=== Available data ===
——

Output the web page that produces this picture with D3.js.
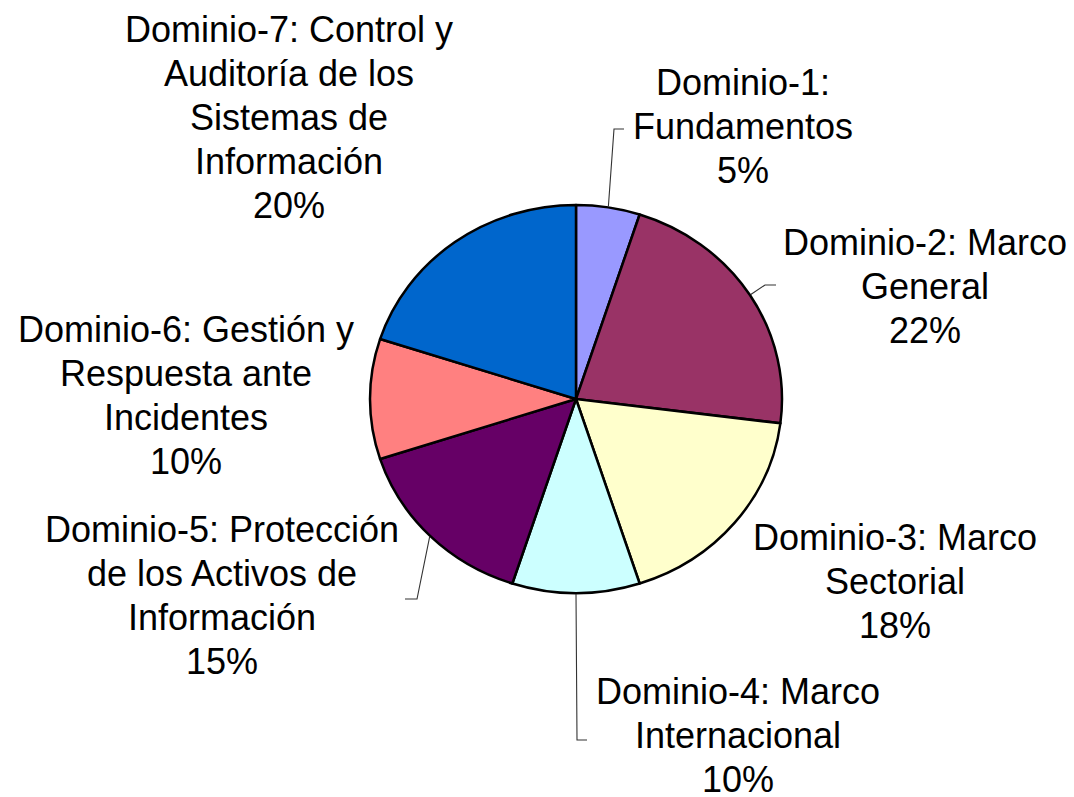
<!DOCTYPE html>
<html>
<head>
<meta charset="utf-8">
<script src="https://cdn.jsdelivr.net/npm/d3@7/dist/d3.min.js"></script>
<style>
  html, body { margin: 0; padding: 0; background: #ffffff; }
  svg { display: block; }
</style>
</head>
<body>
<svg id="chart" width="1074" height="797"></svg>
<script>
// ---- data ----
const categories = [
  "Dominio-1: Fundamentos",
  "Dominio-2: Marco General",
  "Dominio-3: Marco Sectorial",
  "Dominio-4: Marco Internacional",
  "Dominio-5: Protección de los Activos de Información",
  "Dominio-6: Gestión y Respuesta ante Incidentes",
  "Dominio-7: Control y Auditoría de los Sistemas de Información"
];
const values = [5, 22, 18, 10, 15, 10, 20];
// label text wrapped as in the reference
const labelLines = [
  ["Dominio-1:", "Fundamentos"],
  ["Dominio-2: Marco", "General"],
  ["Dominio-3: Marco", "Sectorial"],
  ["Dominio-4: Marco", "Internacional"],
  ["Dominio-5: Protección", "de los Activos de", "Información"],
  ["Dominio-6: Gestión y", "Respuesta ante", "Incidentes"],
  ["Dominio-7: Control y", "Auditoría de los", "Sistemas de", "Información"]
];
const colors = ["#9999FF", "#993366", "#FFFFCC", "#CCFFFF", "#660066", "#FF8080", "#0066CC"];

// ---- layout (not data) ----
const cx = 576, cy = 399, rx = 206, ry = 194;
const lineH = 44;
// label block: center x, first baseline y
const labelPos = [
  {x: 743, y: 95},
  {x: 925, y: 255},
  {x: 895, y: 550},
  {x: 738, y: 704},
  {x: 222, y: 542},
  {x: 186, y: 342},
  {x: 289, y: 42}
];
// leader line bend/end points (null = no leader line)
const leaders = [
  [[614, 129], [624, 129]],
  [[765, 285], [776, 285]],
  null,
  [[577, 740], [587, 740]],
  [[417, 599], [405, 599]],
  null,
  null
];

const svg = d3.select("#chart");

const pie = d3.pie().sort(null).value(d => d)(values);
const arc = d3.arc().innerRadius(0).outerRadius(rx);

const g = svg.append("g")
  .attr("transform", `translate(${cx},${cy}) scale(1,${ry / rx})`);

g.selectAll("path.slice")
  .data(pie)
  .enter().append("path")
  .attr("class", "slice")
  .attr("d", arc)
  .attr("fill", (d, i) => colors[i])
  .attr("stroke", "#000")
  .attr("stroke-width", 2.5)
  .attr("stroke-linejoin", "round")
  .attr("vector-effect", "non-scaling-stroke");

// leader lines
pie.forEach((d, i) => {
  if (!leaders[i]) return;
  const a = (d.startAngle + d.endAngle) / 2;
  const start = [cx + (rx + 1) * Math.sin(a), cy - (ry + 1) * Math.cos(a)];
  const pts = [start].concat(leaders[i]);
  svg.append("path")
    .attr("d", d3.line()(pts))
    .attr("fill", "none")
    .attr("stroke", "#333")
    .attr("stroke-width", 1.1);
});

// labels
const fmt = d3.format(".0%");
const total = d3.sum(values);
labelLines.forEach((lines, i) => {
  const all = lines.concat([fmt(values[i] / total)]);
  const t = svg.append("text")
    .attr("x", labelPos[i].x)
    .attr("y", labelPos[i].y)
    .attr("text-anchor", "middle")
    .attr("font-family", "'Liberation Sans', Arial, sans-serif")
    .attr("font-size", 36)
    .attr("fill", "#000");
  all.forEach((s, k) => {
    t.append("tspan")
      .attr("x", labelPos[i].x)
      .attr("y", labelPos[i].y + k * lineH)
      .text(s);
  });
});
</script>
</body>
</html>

——

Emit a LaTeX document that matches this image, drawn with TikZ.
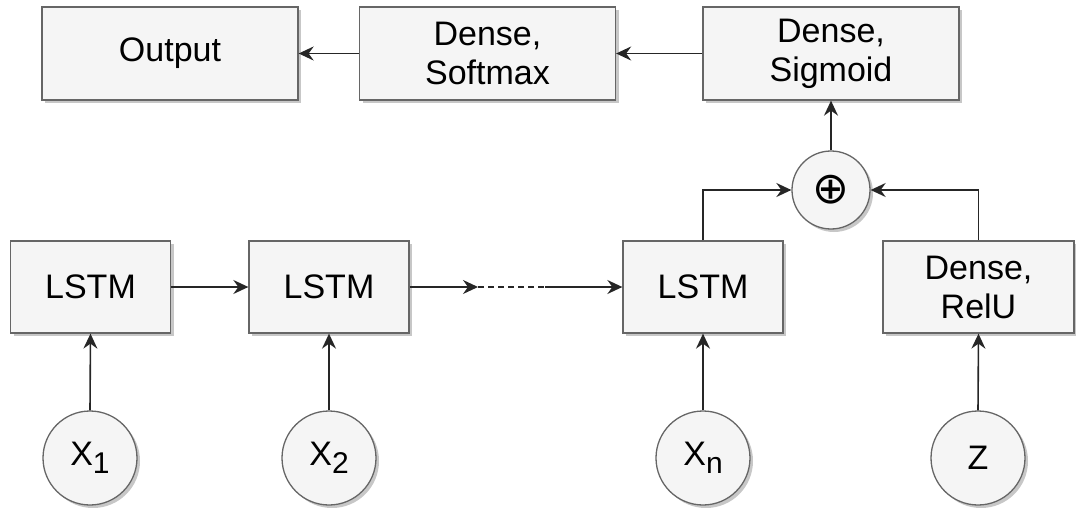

——

=== Aim ===
Give the number of lines in the listing above that contain "this", and nothing else.

=== In response ===
2